Corpora as networks: semantic analysis for knowledge-based content integration
Remo Pareschi, associate professor at University of Molise, Campobasso, Italy
I show how to implement the integration of contents from large corpora into semantically consistent knowledge bases. This objective is treated as a problem of detection of communities in a network (identification of the denser regions of a network), with the difference, compared to the standard algorithms for community detection, that in this case the nodes initially lack explicit links, which are nonetheless identified and made to emerge through semantic analysis. The detected communities correspond to topics (concepts) that group together text objects such as documents, Web pages, blogs, software modules etc. . Topics and objects are then structured and organized into "topic-topic" and "object-object" networks, thus providing the groundwork for navigable and semantically consistent knowledge bases.
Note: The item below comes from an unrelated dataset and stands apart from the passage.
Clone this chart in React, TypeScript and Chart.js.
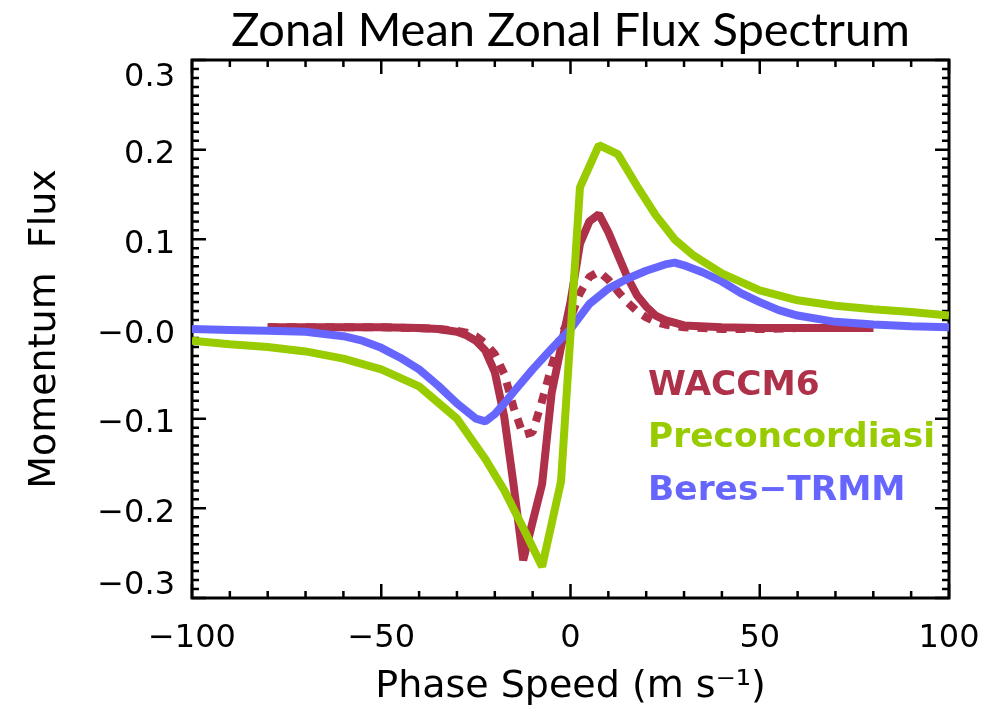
import React, { useEffect, useRef } from 'react';
import { Chart, registerables } from 'chart.js';

Chart.register(...registerables);

// ---- Data ----
const waccmSpeeds = [-80, -70, -60, -50, -40, -35, -30, -27.5, -25, -22.5, -20, -17.5, -15, -12.5, -10, -7.5, -5, -2.5, 0, 2.5, 5, 7.5, 10, 12.5, 15, 17.5, 20, 22.5, 25, 30, 40, 50, 60, 70, 80];
const waccmFlux = [0.002, 0.002, 0.002, 0.002, 0.001, 0.0, -0.003, -0.007, -0.013, -0.024, -0.048, -0.098, -0.175, -0.258, -0.215, -0.173, -0.072, -0.02, 0.03, 0.095, 0.12, 0.128, 0.108, 0.083, 0.058, 0.038, 0.025, 0.015, 0.01, 0.004, 0.002, 0.001, 0.001, 0.001, 0.001];

const waccmAltSpeeds = [-80, -70, -60, -50, -40, -35, -30, -27.5, -25, -22.5, -20, -17.5, -15, -12.5, -10, -7.5, -5, -2.5, 0, 2.5, 5, 7.5, 10, 12.5, 15, 17.5, 20, 22.5, 25, 30, 40, 50, 60, 70, 80];
const waccmAltFlux = [0.002, 0.002, 0.002, 0.002, 0.001, 0.0, -0.002, -0.004, -0.008, -0.016, -0.028, -0.05, -0.088, -0.118, -0.115, -0.08, -0.042, -0.006, 0.012, 0.04, 0.058, 0.064, 0.055, 0.042, 0.03, 0.02, 0.013, 0.008, 0.005, 0.002, 0.0, 0.0, 0.001, 0.001, 0.001];

const preconSpeeds = [-100, -90, -80, -70, -60, -50, -40, -30, -22.5, -17.5, -12.5, -7.5, -2.5, 2.5, 7.5, 12.5, 17.5, 22.5, 27.5, 32.5, 40, 50, 60, 70, 80, 90, 100];
const preconFlux = [-0.013, -0.017, -0.02, -0.025, -0.033, -0.045, -0.064, -0.1, -0.145, -0.18, -0.222, -0.265, -0.17, 0.158, 0.205, 0.195, 0.16, 0.127, 0.1, 0.082, 0.062, 0.043, 0.032, 0.026, 0.022, 0.019, 0.015];

const beresSpeeds = [-100, -90, -80, -70, -60, -55, -50, -45, -40, -35, -30, -25, -22.5, -20, -17.5, -15, -10, -5, 0, 5, 10, 15, 20, 25, 27.5, 30, 35, 40, 45, 50, 55, 60, 70, 80, 90, 100];
const beresFlux = [0.0, -0.001, -0.002, -0.003, -0.008, -0.013, -0.021, -0.032, -0.045, -0.063, -0.083, -0.1, -0.103, -0.095, -0.083, -0.07, -0.045, -0.022, 0.0, 0.028, 0.045, 0.056, 0.065, 0.072, 0.074, 0.071, 0.063, 0.053, 0.04, 0.03, 0.021, 0.015, 0.008, 0.005, 0.003, 0.002];

const seriesNames = ['WACCM6', 'Preconcordiasi', 'Beres\u2212TRMM'];

const xTickValues = [-100, -50, 0, 50, 100];
const xTickLabels = ['\u2212100', '\u221250', '0', '50', '100'];
const yTickValues = [-0.3, -0.2, -0.1, 0, 0.1, 0.2, 0.3];
const yTickLabels = ['\u22120.3', '\u22120.2', '\u22120.1', '\u22120.0', '0.1', '0.2', '0.3'];

const chartTitle = 'Zonal Mean Zonal Flux Spectrum';
const xTitle = 'Phase Speed (m s\u207B\u00B9)';
const yTitle = 'Momentum  Flux';

// ---- Styles ----
const RED = '#AE3049';
const GREEN = '#99CC00';
const BLUE = '#6666FF';
const AXIS_FONT = 'DejaVu Sans';

const pts = (xs: number[], ys: number[]) => xs.map((x, i) => ({ x, y: ys[i] }));
const findLabel = (vals: number[], labels: string[], v: number) => {
  const i = vals.findIndex((t) => Math.abs(t - v) < 1e-6);
  return i >= 0 ? labels[i] : '';
};

const framePlugin = {
  id: 'idlFrame',
  beforeDatasetsDraw(chart: any) {
    const { ctx, chartArea: a, scales } = chart;
    const xs = scales.x;
    const ys = scales.y;
    ctx.save();
    ctx.strokeStyle = '#000';
    ctx.lineWidth = 2.5;
    ctx.beginPath();
    for (let i = -10; i <= 10; i++) {
      const px = xs.getPixelForValue(i * 10);
      const len = i % 5 === 0 ? 14 : 7;
      ctx.moveTo(px, a.bottom);
      ctx.lineTo(px, a.bottom - len);
      ctx.moveTo(px, a.top);
      ctx.lineTo(px, a.top + len);
    }
    for (let j = -30; j <= 30; j++) {
      const py = ys.getPixelForValue(j / 100);
      const len = j % 10 === 0 ? 14 : 7;
      ctx.moveTo(a.left, py);
      ctx.lineTo(a.left + len, py);
      ctx.moveTo(a.right, py);
      ctx.lineTo(a.right - len, py);
    }
    ctx.stroke();
    ctx.lineWidth = 3;
    ctx.strokeRect(a.left, a.top, a.right - a.left, a.bottom - a.top);
    ctx.restore();
  },
};

const labelPlugin = {
  id: 'seriesLabels',
  afterDatasetsDraw(chart: any) {
    const { ctx, scales } = chart;
    const xs = scales.x;
    const ys = scales.y;
    const colors = [RED, GREEN, BLUE];
    const anchorsY = [-0.064, -0.122, -0.181];
    ctx.save();
    ctx.font = `bold 30px "${AXIS_FONT}"`;
    const w = ctx.measureText(seriesNames[1]).width;
    const size = (30 * 287) / w;
    ctx.font = `bold ${size.toFixed(1)}px "${AXIS_FONT}"`;
    ctx.textAlign = 'left';
    ctx.textBaseline = 'middle';
    seriesNames.forEach((name, i) => {
      ctx.fillStyle = colors[i];
      ctx.fillText(name, xs.getPixelForValue(20.5), ys.getPixelForValue(anchorsY[i]));
    });
    ctx.restore();
  },
};

export default function App() {
  const canvasRef = useRef<HTMLCanvasElement | null>(null);

  useEffect(() => {
    if (!canvasRef.current) return;
    const common = { borderWidth: 8, pointRadius: 0, tension: 0, fill: false, borderJoinStyle: 'bevel' };
    const chart = new Chart(canvasRef.current, {
      type: 'line',
      data: {
        datasets: [
          { ...common, label: seriesNames[1], data: pts(preconSpeeds, preconFlux), borderColor: GREEN, order: 0 },
          { ...common, label: seriesNames[2], data: pts(beresSpeeds, beresFlux), borderColor: BLUE, order: 1 },
          { ...common, label: seriesNames[0] + ' (dashed)', data: pts(waccmAltSpeeds, waccmAltFlux), borderColor: RED, borderDash: [10, 9], order: 2 },
          { ...common, label: seriesNames[0], data: pts(waccmSpeeds, waccmFlux), borderColor: RED, order: 3 },
        ],
      } as any,
      options: {
        animation: false,
        responsive: true,
        maintainAspectRatio: false,
        layout: { padding: { left: 0, right: 54, top: 0, bottom: 0 } },
        plugins: {
          legend: { display: false },
          tooltip: { enabled: false },
          title: {
            display: true,
            text: chartTitle,
            fullSize: false,
            color: '#000',
            font: { family: 'Lato', size: 47, weight: 'normal', lineHeight: 1.1 },
            padding: { top: 5, bottom: 3.3 },
          },
        },
        scales: {
          x: {
            type: 'linear',
            min: -100,
            max: 100,
            grid: { display: false, drawTicks: false },
            border: { display: false },
            ticks: {
              stepSize: 50,
              color: '#000',
              padding: 21,
              maxRotation: 0,
              font: { family: AXIS_FONT, size: 32 },
              callback: (v: any) => findLabel(xTickValues, xTickLabels, Number(v)),
            },
            title: {
              display: true,
              text: xTitle,
              color: '#000',
              font: { family: AXIS_FONT, size: 38, lineHeight: 1.2 },
              padding: { top: 0, bottom: 2 },
            },
            afterFit: (s: any) => { s.height = 114; },
          },
          y: {
            type: 'linear',
            min: -0.3,
            max: 0.3,
            grid: { display: false, drawTicks: false },
            border: { display: false },
            ticks: {
              stepSize: 0.1,
              color: '#000',
              padding: 17,
              font: (c: any) => {
                const v = c.tick ? c.tick.value : 0;
                let lh = '11px';
                if (v > 0.25) lh = '36px';
                else if (v < -0.25) lh = '24px';
                return { family: AXIS_FONT, size: 32, lineHeight: lh };
              },
              callback: (v: any) => {
                const n = Number(v);
                const lbl = findLabel(yTickValues, yTickLabels, n);
                return n < -0.25 ? [lbl, ''] : ['', lbl];
              },
            },
            title: {
              display: true,
              text: yTitle,
              color: '#000',
              font: { family: AXIS_FONT, size: 38, lineHeight: 1.2 },
              padding: { top: 22, bottom: 0 },
            },
            afterFit: (s: any) => { s.width = 192; },
          },
        },
      } as any,
      plugins: [framePlugin, labelPlugin],
    });
    return () => chart.destroy();
  }, []);

  return (
    <div style={{ position: 'fixed', left: 0, top: 0, width: 1003, height: 712, background: '#fff' }}>
      <canvas ref={canvasRef} />
    </div>
  );
}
The applied methodologies rely on the exploitation of techniques for semantic analysis derived from probabilistic topic modelling through Latent Dirichlet Allocation. I also show how these methodologies generally outperform purely structural methods of community detection like Harel and Infomap even when the corpus comes with the explicit structure of a network, eg as with the World Wide Web, if the specific contents to be analyzed and integrated originate from multiple independent sources, and thus are not connected via hyperlinks or similar constructs. Finally, I illustrate a number of applications of the approach, such as ontology learning, knowledge discovery and knowledge-based document management.